You plan to launch a mobile application project, show it to the whole wide world and sit back as the revenue rolls in.
You surely know that the reality is not that cloudless, and it will take a lot of time, money and effort to finally create an application that will actually bring you a monetary return.
One of the first steps you’ll have to take is to decide how exactly it will – and that’s what’s called monetization. A mobile application nowadays is a business in its own right. However, making mobile users pay is a hard job to do. People are initially inclined to search for similar free apps, even if it means wasting much time on that purpose.
There are several ways of monetizing your software, and the decision must be taken even before launching the project, before taking substantial steps of implementation. Since a mobile application is a highly individual and unique product, only you can figure out what’s the best way for you. And we shall mention the most common ways to choose from.
This is the most obvious way of monetizing your mobile efforts. You set the one-time charge for the full version of your software from the very beginning. You must analyze the market before setting an efficient price, which will make it reasonable for users to purchase your app. Usually it’s about $1 to $3 for an app, but everything depends on the competitors’ prices, feature sets etc. There is also a common tendency to reduce prices or drop them to zero for a limited amount of time. Such apps can be featured on specialized websites.
Another extremely popular model that is widely used for various categories of apps. The word consists of two parts, which disclose the meaning of the term: ‘free-‘ means that you allow users to download a basic version of your application for free and try it out, which is great for making your app known. On the other side is ‘-mium': there is a premium version of your app that can be unlocked or downloaded through a payment. Freemium is good for catchy, frequently used types of software products, and if you offer a really valuable upgrade for your future power users.
That’s all about games. You can launch yours initially free, but it can become a good source of revenues. In-app purchases can help you sell additional levels, features, packs, which will make gaming experience even better.

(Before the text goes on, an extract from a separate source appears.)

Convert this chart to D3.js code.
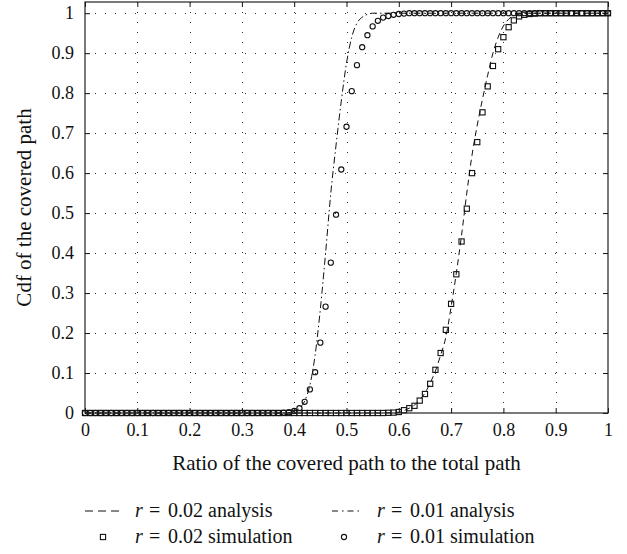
<!DOCTYPE html>
<html><head><meta charset="utf-8">
<script src="https://cdn.jsdelivr.net/npm/d3@7"></script>
<style>
body{margin:0;background:#fff;}
svg text{font-family:"Liberation Serif","Times New Roman",serif !important;fill:#111;}
</style></head>
<body><svg id="c" width="627" height="554"></svg>
<script>
// ---- data ----
const simX = [0,0.01,0.02,0.03,0.04,0.05,0.06,0.07,0.08,0.09,0.10,0.11,0.12,0.13,0.14,0.15,0.16,0.17,0.18,0.19,0.20,0.21,0.22,0.23,0.24,0.25,0.26,0.27,0.28,0.29,0.30,0.31,0.32,0.33,0.34,0.35,0.36,0.37,0.38,0.39,0.40,0.41,0.42,0.43,0.44,0.45,0.46,0.47,0.48,0.49,0.50,0.51,0.52,0.53,0.54,0.55,0.56,0.57,0.58,0.59,0.60,0.61,0.62,0.63,0.64,0.65,0.66,0.67,0.68,0.69,0.70,0.71,0.72,0.73,0.74,0.75,0.76,0.77,0.78,0.79,0.80,0.81,0.82,0.83,0.84,0.85,0.86,0.87,0.88,0.89,0.90,0.91,0.92,0.93,0.94,0.95,0.96,0.97,0.98,0.99,1.00];
// r = 0.01 simulation (circles)
const sim01 = [0,0,0,0,0,0,0,0,0,0, 0,0,0,0,0,0,0,0,0,0, 0,0,0,0,0,0,0,0,0,0, 0,0,0,0,0,0,0,0,0.001,0.002,
  0.005,0.012,0.028,0.059,0.102,0.176,0.266,0.376,0.496,0.609,
  0.716,0.805,0.870,0.915,0.945,0.967,0.981,0.989,0.993,0.996,
  0.998,0.999,1,1,1,1,1,1,1,1, 1,1,1,1,1,1,1,1,1,1, 1,1,1,1,1,1,1,1,1,1, 1,1,1,1,1,1,1,1,1,1, 1];
// r = 0.02 simulation (squares)
const sim02 = [0,0,0,0,0,0,0,0,0,0, 0,0,0,0,0,0,0,0,0,0, 0,0,0,0,0,0,0,0,0,0, 0,0,0,0,0,0,0,0,0,0,
  0,0,0,0,0,0,0,0,0,0, 0,0,0,0,0,0,0,0,0.0005,0.001,
  0.0025,0.007,0.012,0.018,0.031,0.0475,0.073,0.108,0.150,0.208,
  0.273,0.347,0.429,0.511,0.600,0.6775,0.752,0.817,0.868,0.910,
  0.940,0.965,0.982,0.992,0.996,0.998,0.999,1,1,1, 1,1,1,1,1,1,1,1,1,1, 1];
// r = 0.01 analysis (dash-dot)
const ana01X = [0,0.36,0.38,0.39,0.40,0.41,0.42,0.43,0.44,0.45,0.46,0.47,0.48,0.49,0.50,0.51,0.52,0.53,0.54,0.55,0.58,1];
const ana01Y = [0,0,0,0.001,0.004,0.012,0.03,0.07,0.145,0.26,0.40,0.55,0.67,0.78,0.875,0.94,0.975,0.99,0.997,1,1,1];
// r = 0.02 analysis (dashed)
const ana02X = [0,0.56,0.58,0.60,0.61,0.62,0.63,0.64,0.65,0.66,0.67,0.68,0.69,0.70,0.71,0.72,0.73,0.74,0.75,0.76,0.77,0.78,0.79,0.80,0.81,0.82,0.83,0.84,0.87,1];
const ana02Y = [0,0,0.0005,0.002,0.006,0.012,0.02,0.033,0.05,0.075,0.105,0.145,0.19,0.265,0.35,0.445,0.55,0.645,0.72,0.785,0.845,0.9,0.94,0.968,0.985,0.994,0.998,1,1,1];
const xTicks = [0,0.1,0.2,0.3,0.4,0.5,0.6,0.7,0.8,0.9,1];
const yTicks = [0,0.1,0.2,0.3,0.4,0.5,0.6,0.7,0.8,0.9,1];
const xTickLabels = ["0","0.1","0.2","0.3","0.4","0.5","0.6","0.7","0.8","0.9","1"];
const yTickLabels = ["0","0.1","0.2","0.3","0.4","0.5","0.6","0.7","0.8","0.9","1"];
const xTitle = "Ratio of the covered path to the total path";
const yTitle = "Cdf of the covered path";
const legendItems = [
  {value:"0.02", kind:"analysis", mark:"dash"},
  {value:"0.01", kind:"analysis", mark:"dashdot"},
  {value:"0.02", kind:"simulation", mark:"square"},
  {value:"0.01", kind:"simulation", mark:"circle"}
];

// ---- layout ----
const L = 85, R = 608, T = 2, B = 413;
const svg = d3.select("#c");
const x = d3.scaleLinear().domain([0,1]).range([L,R]);
const y = d3.scaleLinear().domain([0,1.028]).range([B,T]);

// grid
const grid = svg.append("g").attr("stroke","#333").attr("stroke-width",1).attr("stroke-dasharray","1,9");
grid.selectAll(".gx").data(xTicks.slice(1,-1)).join("line")
  .attr("x1",d=>Math.round(x(d))+0.5).attr("x2",d=>Math.round(x(d))+0.5).attr("y1",B).attr("y2",T);
grid.selectAll(".gy").data(yTicks.slice(1)).join("line")
  .attr("y1",d=>Math.round(y(d))+0.5).attr("y2",d=>Math.round(y(d))+0.5).attr("x1",L).attr("x2",R);

// axes
const fs = 18, serif = "Liberation Serif, Times New Roman, serif";
const xAxis = d3.axisBottom(x).tickValues(xTicks).tickFormat((d,i)=>xTickLabels[i]).tickSizeInner(-5).tickSizeOuter(0).tickPadding(10);
const yAxis = d3.axisLeft(y).tickValues(yTicks).tickFormat((d,i)=>yTickLabels[i]).tickSizeInner(-5).tickSizeOuter(0).tickPadding(11);
const gx = svg.append("g").attr("transform",`translate(0,${B})`).call(xAxis);
const gy = svg.append("g").attr("transform",`translate(${L},0)`).call(yAxis);
const gxt = svg.append("g").attr("transform",`translate(0,${T})`).call(d3.axisTop(x).tickValues(xTicks).tickFormat("").tickSizeInner(-5).tickSizeOuter(0));
const gyr = svg.append("g").attr("transform",`translate(${R},0)`).call(d3.axisRight(y).tickValues(yTicks).tickFormat("").tickSizeInner(-5).tickSizeOuter(0));
[gx,gy,gxt,gyr].forEach(g=>{
  g.attr("font-family",serif).attr("font-size",fs);
  g.select(".domain").remove();
  g.selectAll(".tick line").attr("stroke","#111").attr("stroke-width",1);
  g.selectAll(".tick text").attr("font-size",fs).attr("font-family",serif).attr("fill","#111");
});
gx.selectAll(".tick text").attr("dy","0.71em");

// lines
const line = d3.line().x(d=>x(d[0])).y(d=>y(d[1])).curve(d3.curveMonotoneX);
svg.append("path").datum(ana01X.map((v,i)=>[v,ana01Y[i]])).attr("d",line)
  .attr("fill","none").attr("stroke","#111").attr("stroke-width",1).attr("stroke-dasharray","7,3,1.5,3");
svg.append("path").datum(ana02X.map((v,i)=>[v,ana02Y[i]])).attr("d",line)
  .attr("fill","none").attr("stroke","#111").attr("stroke-width",1).attr("stroke-dasharray","6,4");

// markers
const pts02 = simX.map((v,i)=>[v,sim02[i]]);
const pts01 = simX.map((v,i)=>[v,sim01[i]]);
svg.append("g").selectAll("rect").data(pts02).join("rect")
  .attr("x",d=>x(d[0])-2.6).attr("y",d=>y(d[1])-2.6).attr("width",5.2).attr("height",5.2)
  .attr("fill","none").attr("stroke","#111").attr("stroke-width",1.1);
svg.append("g").selectAll("circle").data(pts01).join("circle")
  .attr("cx",d=>x(d[0])).attr("cy",d=>y(d[1])).attr("r",2.6)
  .attr("fill","none").attr("stroke","#111").attr("stroke-width",1.1);

// frame
svg.append("rect").attr("x",L).attr("y",T).attr("width",R-L).attr("height",B-T)
  .attr("fill","none").attr("stroke","#222").attr("stroke-width",1.2);

// titles
svg.append("text").attr("x",(L+R)/2).attr("y",470).attr("text-anchor","middle").attr("font-size",21).text(xTitle);
svg.append("text").attr("transform",`translate(31,${(T+B)/2}) rotate(-90)`).attr("text-anchor","middle").attr("font-size",21).text(yTitle);

// legend
const cols = [{sx:85, tx:135},{sx:332, tx:377}];
const rows = [517, 543];
legendItems.forEach((it,i)=>{
  const c = cols[i%2], ry = rows[Math.floor(i/2)];
  const cy = ry - 6;
  const g = svg.append("g");
  if(it.mark==="dash"){
    g.append("line").attr("x1",c.sx).attr("x2",c.sx+36).attr("y1",cy).attr("y2",cy)
     .attr("stroke","#111").attr("stroke-dasharray","8,5");
  } else if(it.mark==="dashdot"){
    g.append("line").attr("x1",c.sx).attr("x2",c.sx+31).attr("y1",cy).attr("y2",cy)
     .attr("stroke","#111").attr("stroke-dasharray","6,4,1.5,4");
  } else if(it.mark==="square"){
    g.append("rect").attr("x",103-2.6).attr("y",cy-2.6).attr("width",5.2).attr("height",5.2)
     .attr("fill","none").attr("stroke","#111").attr("stroke-width",1.1);
  } else {
    g.append("circle").attr("cx",344).attr("cy",cy).attr("r",2.6)
     .attr("fill","none").attr("stroke","#111").attr("stroke-width",1.1);
  }
  g.append("text").attr("x",c.tx).attr("y",ry).attr("font-size",20).attr("font-style","italic").text("r");
  g.append("text").attr("x",c.tx+14).attr("y",ry).attr("font-size",20).text("=");
  g.append("text").attr("x",c.tx+33).attr("y",ry).attr("font-size",20).text(it.value + " " + it.kind);
});
</script></body></html>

Another model that deals with free downloads. But here you allow to download the fully-featured app. What’s limited is the period of time the users will receive to use the application, say, 30 days. After the trial period users would be able to purchase the product if they liked it.

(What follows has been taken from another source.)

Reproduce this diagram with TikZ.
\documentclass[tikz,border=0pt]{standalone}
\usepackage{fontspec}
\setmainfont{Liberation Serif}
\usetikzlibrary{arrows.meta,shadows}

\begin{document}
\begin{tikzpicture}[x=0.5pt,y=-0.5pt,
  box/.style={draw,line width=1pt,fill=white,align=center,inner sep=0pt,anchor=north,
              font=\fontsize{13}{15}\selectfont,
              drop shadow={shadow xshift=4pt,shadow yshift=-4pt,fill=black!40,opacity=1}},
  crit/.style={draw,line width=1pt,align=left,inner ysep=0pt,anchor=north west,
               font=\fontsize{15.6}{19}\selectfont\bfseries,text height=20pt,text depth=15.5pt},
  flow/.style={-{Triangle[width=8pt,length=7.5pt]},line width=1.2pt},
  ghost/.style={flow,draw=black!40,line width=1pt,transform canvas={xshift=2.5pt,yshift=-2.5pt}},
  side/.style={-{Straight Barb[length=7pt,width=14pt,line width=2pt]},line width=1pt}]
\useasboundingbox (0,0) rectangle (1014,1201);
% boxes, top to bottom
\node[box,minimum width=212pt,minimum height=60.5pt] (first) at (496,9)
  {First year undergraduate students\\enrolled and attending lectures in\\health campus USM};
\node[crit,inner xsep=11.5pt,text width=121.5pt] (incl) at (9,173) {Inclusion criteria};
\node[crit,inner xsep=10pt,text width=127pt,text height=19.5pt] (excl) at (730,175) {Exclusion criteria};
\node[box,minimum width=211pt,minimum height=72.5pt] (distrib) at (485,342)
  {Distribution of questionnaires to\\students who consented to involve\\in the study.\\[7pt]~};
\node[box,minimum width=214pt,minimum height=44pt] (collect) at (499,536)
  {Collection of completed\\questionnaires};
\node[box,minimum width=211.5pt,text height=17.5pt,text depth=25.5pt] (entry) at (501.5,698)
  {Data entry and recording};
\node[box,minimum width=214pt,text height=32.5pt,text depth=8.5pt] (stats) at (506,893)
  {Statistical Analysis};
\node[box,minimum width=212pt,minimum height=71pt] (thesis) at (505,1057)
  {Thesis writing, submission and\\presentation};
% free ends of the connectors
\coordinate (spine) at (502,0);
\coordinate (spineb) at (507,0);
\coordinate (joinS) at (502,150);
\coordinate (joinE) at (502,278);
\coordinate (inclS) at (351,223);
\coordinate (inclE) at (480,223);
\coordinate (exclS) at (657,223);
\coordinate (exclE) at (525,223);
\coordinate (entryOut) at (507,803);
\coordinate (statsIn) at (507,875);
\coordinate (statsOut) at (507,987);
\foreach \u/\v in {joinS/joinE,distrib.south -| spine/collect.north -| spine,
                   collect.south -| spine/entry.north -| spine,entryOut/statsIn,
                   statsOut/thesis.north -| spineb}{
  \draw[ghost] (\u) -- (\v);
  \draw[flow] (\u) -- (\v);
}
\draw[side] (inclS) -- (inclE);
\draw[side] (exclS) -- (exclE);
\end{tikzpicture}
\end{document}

Once, there were only subscriptions for printed media, newspapers and magazines. Now there are subscriptions for digital media as well, as well as for SaaS-products. The app is free, but you sell either content, or support/services, or, for the simplest example, extra memory storage.
It’s easier to grow a user base with a free app, and it requires much budget and efforts to grow one. But when you have it, there are additional benefits that shouldn’t be neglected. The point is selling access to your user base. But in doing so, make sure not to drive everyone away from your own app – for example, placing third-party ad banners, which are often ugly and irrelevant. Safer means are integrating third-party services and content into your app, such as books, recipes, or music. Rich relevant content may attract even more users to your product.
Very often these models are combined to reach maximum effect. Analysis of the mobile market, your niche, potential users and competitors, will help you make the right decision.